107    En conséquence, il convient de constater que, en raison du fait que n’ont pas été adoptées les mesures nécessaires à l’exécution correcte ou complète:

–        en ce qui concerne la réglementation de la Région flamande, de l’article 4, paragraphes 2 et 3, de la directive 85/337, lu en combinaison avec les annexes II et III de cette directive;

–        en ce qui concerne la réglementation de la Région wallonne, du paragraphe 1 du même article 4, lu en combinaison avec l’annexe I, points 8, sous a), et 18, sous a), de la directive 85/337, et de l’article 7, paragraphe 1, sous b), de celle-ci, et,

–        en ce qui concerne la réglementation de la Région de Bruxelles-Capitale, des paragraphes 2 et 3 dudit article 4, lu en combinaison avec les annexes II et III de la directive 85/337, et de cette annexe III en tant que telle,

le Royaume de Belgique a manqué aux obligations qui lui incombent en vertu de ladite directive.

 Sur les dépens

108    En vertu de l’article 69, paragraphe 2, du règlement de procédure, toute partie qui succombe est condamnée aux dépens, s’il est conclu en ce sens. La Commission ayant conclu à la condamnation du Royaume de Belgique et celui-ci ayant succombé en ses moyens, il y a lieu de le condamner aux dépens.
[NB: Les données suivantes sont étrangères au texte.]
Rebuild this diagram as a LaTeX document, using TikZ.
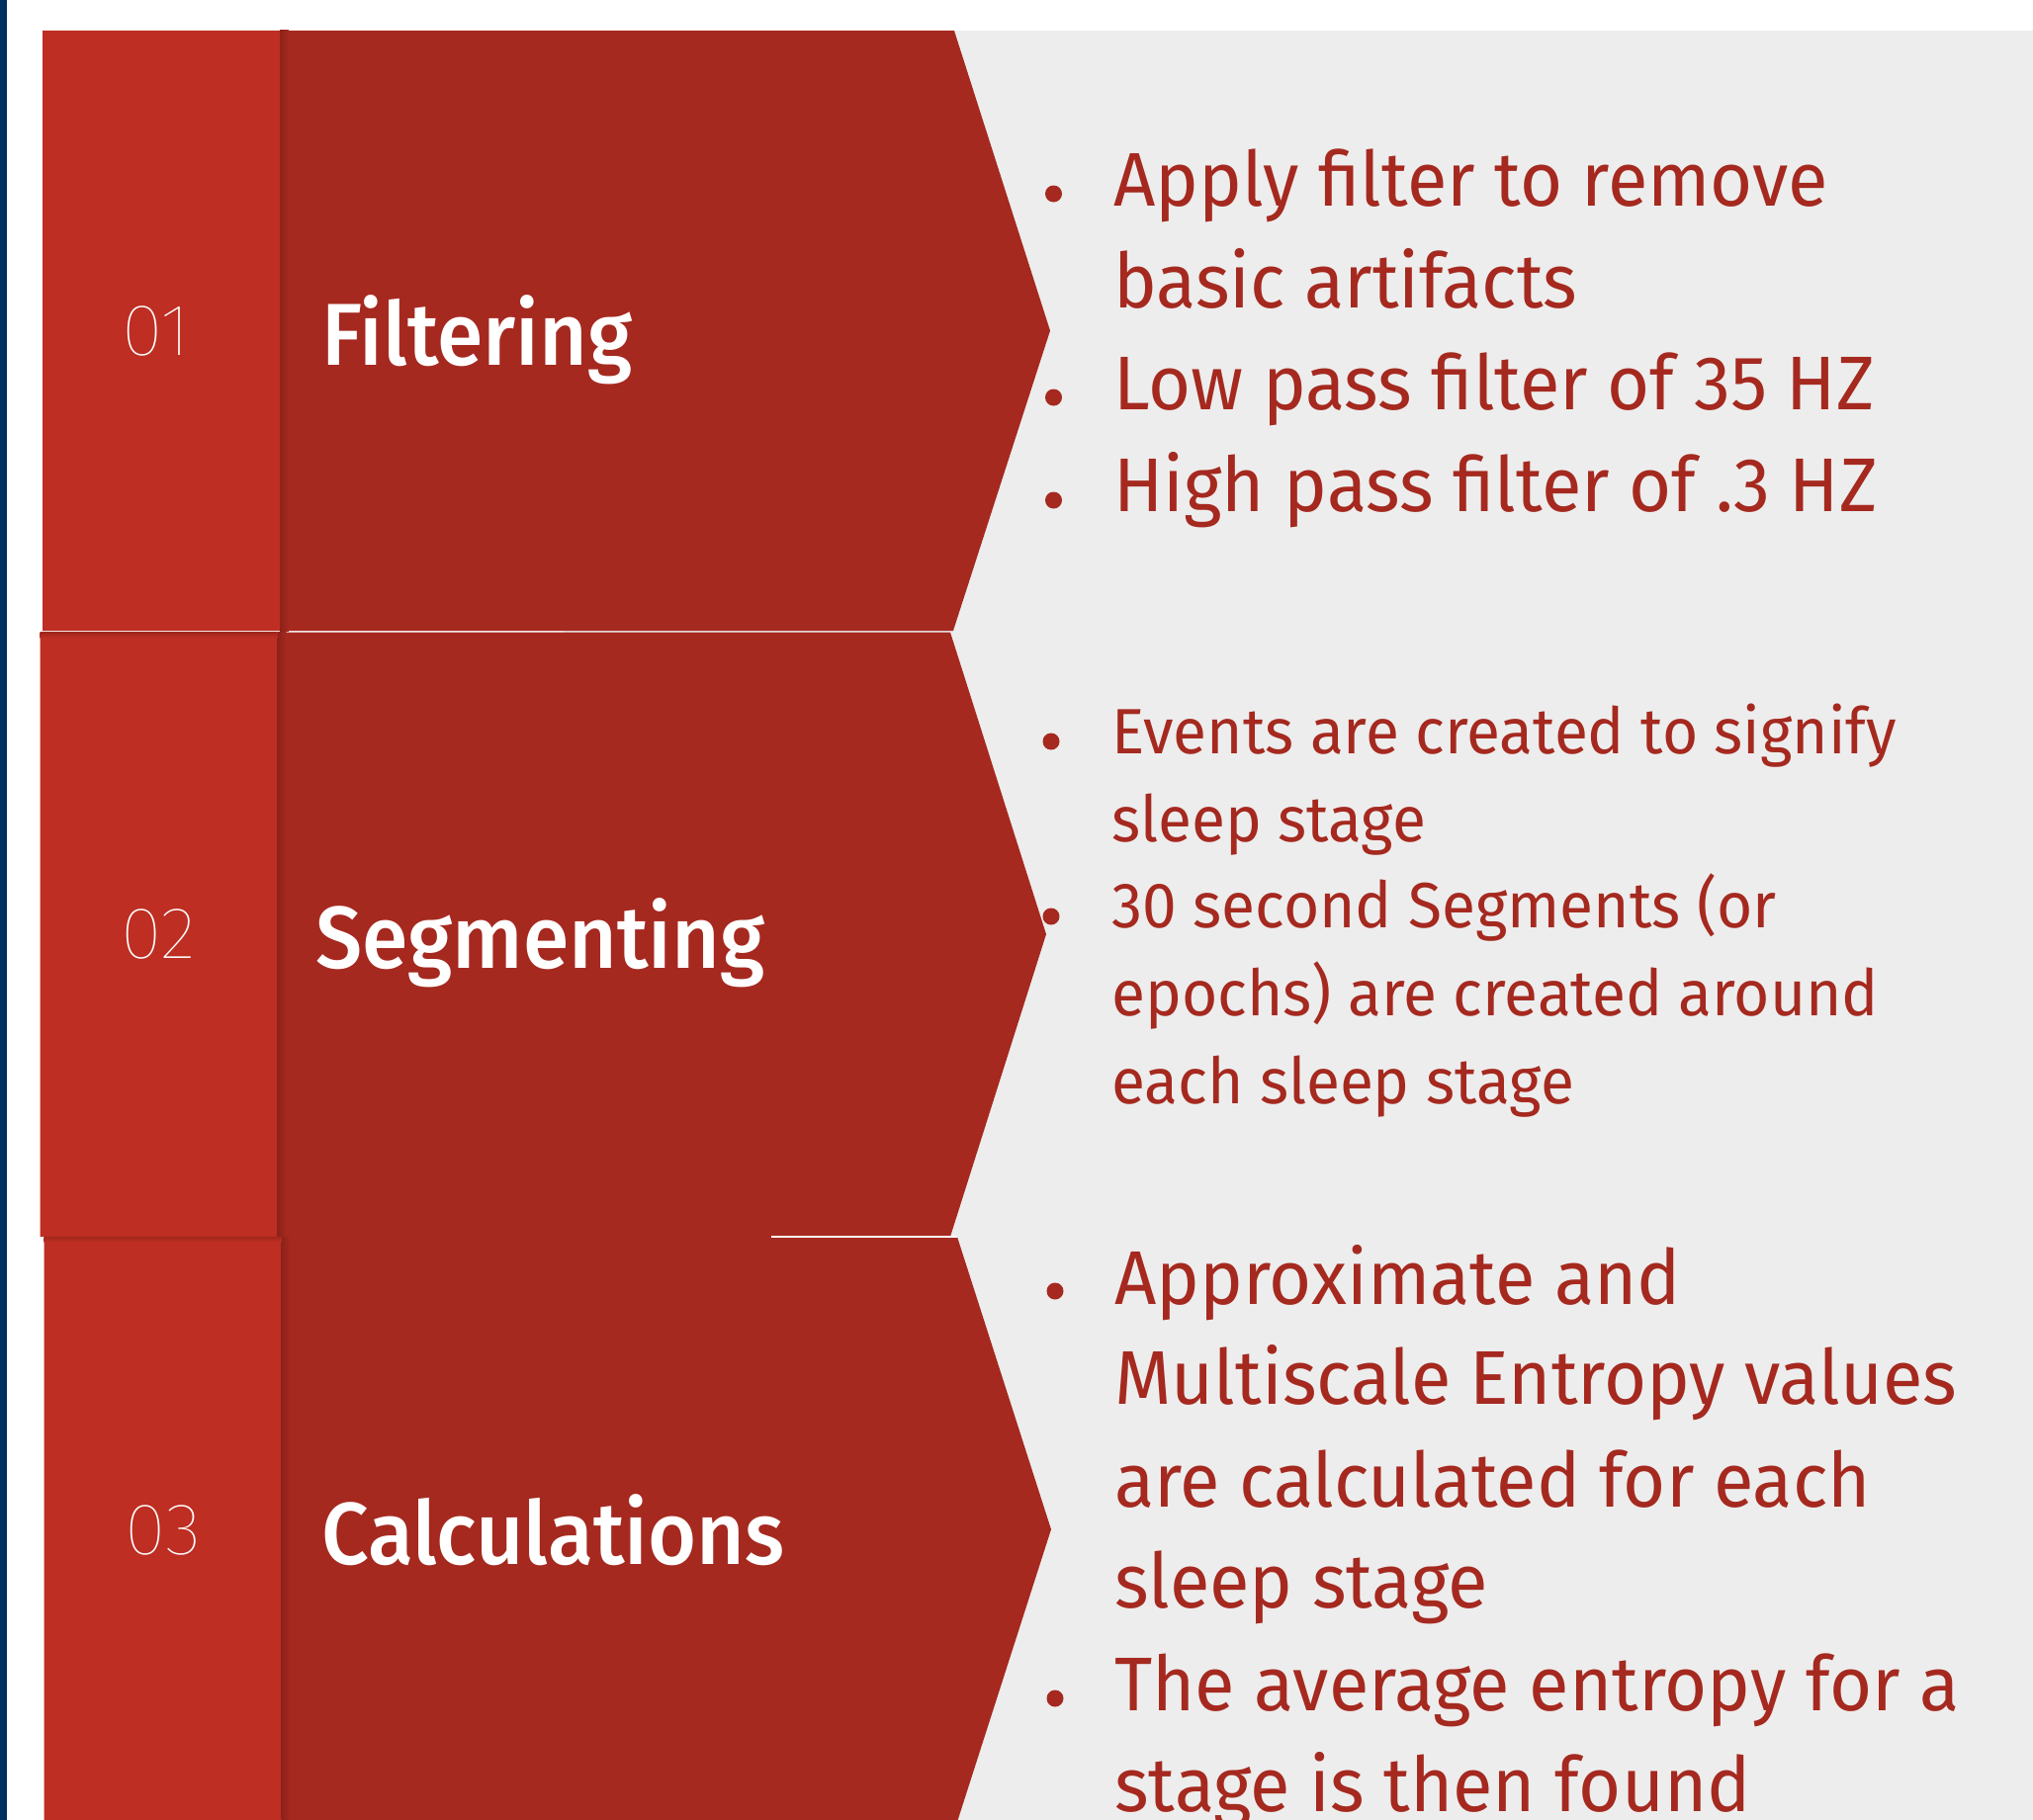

Par ces motifs, la Cour (troisième chambre) déclare et arrête:

1)      En raison du fait que n’ont pas été adoptées les mesures nécessaires à l’exécution correcte ou complète:

–        en ce qui concerne la réglementation de la Région flamande, de l’article 4, paragraphes 2 et 3, de la directive 85/337/CEE du Conseil, du 27 juin 1985, concernant l’évaluation des incidences de certains projets publics et privés sur l’environnement, telle que modifiée par la directive 2003/35/CE du Parlement européen et du Conseil, du 26 mai 2003, lu en combinaison avec les annexes II et III de cette directive;

–        en ce qui concerne la réglementation de la Région wallonne, du paragraphe 1 du même article 4, lu en combinaison avec l’annexe I, points 8, sous a), et 18, sous a), de la directive 85/337, telle que modifiée par la directive 2003/35, et de l’article 7, paragraphe 1, sous b), de cette directive, et,

–        en ce qui concerne la réglementation de la Région de Bruxelles-Capitale, des paragraphes 2 et 3 dudit article 4, lu en combinaison avec les annexes II et III de la directive 85/337, telle que modifiée par la directive 2003/35, et de cette annexe III en tant que telle,

le Royaume de Belgique a manqué aux obligations qui lui incombent en vertu de ladite directive.

2)      Le Royaume de Belgique est condamné aux dépens.

Signatures


* Langue de procédure: le néerlandais.